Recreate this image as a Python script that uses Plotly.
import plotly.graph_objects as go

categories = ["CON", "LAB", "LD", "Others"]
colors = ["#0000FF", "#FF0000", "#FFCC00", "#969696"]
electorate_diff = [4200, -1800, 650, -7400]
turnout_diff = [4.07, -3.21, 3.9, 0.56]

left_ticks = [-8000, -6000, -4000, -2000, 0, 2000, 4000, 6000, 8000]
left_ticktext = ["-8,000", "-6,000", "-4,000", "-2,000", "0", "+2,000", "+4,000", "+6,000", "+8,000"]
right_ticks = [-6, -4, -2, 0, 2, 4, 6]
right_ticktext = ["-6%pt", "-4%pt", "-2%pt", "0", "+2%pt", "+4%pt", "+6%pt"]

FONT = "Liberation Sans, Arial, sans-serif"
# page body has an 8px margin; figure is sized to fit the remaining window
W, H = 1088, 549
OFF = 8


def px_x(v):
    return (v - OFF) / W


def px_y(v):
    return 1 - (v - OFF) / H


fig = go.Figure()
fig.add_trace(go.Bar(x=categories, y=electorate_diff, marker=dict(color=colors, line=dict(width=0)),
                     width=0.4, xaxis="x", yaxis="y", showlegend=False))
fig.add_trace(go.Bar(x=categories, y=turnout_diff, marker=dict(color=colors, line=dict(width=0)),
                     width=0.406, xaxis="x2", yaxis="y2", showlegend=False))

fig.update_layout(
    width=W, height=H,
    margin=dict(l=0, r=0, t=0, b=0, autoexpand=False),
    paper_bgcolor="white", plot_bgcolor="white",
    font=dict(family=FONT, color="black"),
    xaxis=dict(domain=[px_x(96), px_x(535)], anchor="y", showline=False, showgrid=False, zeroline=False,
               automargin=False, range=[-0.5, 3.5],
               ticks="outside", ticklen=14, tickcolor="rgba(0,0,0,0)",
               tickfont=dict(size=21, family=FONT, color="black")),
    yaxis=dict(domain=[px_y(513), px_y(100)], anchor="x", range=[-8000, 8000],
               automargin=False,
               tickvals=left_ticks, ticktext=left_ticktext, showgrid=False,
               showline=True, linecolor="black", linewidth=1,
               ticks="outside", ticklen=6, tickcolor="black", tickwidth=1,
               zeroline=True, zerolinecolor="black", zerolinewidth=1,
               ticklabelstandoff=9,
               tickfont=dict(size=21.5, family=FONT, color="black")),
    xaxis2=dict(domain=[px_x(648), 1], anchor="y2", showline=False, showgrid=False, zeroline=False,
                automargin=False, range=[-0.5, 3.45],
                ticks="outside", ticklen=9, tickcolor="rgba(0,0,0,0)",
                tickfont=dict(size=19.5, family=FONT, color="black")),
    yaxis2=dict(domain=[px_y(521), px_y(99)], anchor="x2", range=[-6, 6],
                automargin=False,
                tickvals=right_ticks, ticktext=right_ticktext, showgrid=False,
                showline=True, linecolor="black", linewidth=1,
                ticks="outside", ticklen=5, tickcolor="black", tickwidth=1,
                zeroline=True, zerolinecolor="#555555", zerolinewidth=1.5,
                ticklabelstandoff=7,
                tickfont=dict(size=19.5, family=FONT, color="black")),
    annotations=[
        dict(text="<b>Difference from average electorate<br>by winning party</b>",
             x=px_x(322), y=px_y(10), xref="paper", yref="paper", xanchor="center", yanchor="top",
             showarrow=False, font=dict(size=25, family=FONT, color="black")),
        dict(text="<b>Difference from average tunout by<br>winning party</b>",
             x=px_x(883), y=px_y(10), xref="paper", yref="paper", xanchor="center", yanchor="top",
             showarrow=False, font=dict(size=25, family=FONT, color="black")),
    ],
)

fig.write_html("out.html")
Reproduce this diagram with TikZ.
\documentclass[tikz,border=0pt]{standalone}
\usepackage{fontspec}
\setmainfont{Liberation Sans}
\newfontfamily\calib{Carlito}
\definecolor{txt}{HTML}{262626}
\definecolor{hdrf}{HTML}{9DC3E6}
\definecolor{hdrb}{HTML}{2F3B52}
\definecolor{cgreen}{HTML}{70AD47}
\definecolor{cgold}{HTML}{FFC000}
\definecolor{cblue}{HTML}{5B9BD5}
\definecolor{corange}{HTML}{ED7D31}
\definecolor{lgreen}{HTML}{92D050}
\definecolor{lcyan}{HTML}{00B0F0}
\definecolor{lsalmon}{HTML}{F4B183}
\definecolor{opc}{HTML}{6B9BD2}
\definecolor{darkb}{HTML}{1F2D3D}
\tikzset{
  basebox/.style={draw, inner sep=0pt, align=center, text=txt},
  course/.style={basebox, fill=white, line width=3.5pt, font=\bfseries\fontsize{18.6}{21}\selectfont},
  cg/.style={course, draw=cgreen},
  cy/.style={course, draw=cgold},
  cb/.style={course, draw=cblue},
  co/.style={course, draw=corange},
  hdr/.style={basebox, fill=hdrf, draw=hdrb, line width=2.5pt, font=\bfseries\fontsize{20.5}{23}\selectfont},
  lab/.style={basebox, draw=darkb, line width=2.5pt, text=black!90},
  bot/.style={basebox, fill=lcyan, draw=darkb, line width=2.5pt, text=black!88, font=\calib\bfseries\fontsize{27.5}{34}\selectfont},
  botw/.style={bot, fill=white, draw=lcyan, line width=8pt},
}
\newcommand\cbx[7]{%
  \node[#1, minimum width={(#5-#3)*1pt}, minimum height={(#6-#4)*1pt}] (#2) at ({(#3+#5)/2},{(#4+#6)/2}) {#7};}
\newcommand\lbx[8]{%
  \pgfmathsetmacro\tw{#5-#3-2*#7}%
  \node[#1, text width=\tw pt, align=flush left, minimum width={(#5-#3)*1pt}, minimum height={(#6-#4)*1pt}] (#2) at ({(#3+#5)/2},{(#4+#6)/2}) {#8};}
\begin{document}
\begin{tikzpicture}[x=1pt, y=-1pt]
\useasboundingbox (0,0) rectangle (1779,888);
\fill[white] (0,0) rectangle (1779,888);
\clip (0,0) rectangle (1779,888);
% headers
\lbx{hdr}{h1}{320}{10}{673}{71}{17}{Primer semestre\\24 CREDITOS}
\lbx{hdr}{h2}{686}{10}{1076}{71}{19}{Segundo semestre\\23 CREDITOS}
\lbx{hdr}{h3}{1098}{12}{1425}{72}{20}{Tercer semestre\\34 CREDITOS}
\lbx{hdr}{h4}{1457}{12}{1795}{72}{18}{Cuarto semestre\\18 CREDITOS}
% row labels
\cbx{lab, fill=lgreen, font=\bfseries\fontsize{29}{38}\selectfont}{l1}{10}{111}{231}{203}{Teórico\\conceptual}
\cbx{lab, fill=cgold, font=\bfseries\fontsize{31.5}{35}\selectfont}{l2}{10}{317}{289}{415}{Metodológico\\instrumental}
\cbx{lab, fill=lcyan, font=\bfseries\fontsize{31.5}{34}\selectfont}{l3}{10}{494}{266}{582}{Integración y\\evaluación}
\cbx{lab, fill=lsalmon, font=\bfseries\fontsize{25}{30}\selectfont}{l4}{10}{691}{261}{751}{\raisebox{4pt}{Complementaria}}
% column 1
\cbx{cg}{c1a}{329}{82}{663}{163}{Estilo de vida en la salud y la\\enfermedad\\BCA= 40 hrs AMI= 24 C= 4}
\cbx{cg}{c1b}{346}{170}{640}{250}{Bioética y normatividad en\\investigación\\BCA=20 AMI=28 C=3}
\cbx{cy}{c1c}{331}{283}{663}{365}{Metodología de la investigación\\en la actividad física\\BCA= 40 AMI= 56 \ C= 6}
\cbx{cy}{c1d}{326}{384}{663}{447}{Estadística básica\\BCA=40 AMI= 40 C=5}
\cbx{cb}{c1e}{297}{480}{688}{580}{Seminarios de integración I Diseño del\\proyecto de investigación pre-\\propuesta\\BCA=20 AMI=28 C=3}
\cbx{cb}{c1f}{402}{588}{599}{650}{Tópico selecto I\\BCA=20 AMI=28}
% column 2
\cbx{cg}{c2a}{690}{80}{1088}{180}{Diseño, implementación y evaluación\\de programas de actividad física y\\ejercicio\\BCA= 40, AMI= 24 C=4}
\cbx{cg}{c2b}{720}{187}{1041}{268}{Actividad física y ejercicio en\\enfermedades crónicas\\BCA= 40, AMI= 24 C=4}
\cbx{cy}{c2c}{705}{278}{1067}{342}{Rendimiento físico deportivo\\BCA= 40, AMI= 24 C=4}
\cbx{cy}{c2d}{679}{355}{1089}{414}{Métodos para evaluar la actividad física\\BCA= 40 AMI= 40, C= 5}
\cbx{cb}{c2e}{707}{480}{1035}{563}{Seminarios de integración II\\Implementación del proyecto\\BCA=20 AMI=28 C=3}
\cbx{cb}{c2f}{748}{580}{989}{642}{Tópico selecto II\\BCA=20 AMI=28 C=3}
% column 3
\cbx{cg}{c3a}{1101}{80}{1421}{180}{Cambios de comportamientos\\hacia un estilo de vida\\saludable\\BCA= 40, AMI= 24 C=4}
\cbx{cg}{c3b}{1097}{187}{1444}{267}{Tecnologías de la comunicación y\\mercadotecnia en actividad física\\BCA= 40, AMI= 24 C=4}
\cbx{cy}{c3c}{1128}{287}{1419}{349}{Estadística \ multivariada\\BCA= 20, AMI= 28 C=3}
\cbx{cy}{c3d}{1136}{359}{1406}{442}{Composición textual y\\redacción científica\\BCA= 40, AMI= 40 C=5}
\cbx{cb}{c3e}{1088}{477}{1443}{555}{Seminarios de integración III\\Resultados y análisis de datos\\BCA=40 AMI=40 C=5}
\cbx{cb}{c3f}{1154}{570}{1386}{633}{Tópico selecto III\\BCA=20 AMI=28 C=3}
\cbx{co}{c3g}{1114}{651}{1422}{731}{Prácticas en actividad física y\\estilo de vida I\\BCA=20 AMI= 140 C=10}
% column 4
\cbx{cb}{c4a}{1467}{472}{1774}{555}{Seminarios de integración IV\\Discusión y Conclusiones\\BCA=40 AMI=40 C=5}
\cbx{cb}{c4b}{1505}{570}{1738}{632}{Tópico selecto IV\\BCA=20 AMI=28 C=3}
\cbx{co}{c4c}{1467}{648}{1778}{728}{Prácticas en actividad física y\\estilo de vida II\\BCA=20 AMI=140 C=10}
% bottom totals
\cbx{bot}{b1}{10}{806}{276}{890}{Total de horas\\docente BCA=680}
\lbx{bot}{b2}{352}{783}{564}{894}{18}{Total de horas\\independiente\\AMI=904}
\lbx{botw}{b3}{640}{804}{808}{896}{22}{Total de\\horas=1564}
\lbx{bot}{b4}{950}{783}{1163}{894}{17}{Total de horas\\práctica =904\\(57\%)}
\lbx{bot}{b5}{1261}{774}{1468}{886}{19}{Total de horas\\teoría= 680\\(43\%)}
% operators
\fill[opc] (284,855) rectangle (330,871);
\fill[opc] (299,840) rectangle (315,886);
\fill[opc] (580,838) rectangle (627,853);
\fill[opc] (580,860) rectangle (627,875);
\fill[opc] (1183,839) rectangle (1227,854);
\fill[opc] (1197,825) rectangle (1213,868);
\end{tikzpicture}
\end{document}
.....
- _Given instruction_
Repeat the material word for word from its opening line up to and including the line containing "import plotly.graph_objects as go".

- _Final result_
Recreate this image as a Python script that uses Plotly.
import plotly.graph_objects as go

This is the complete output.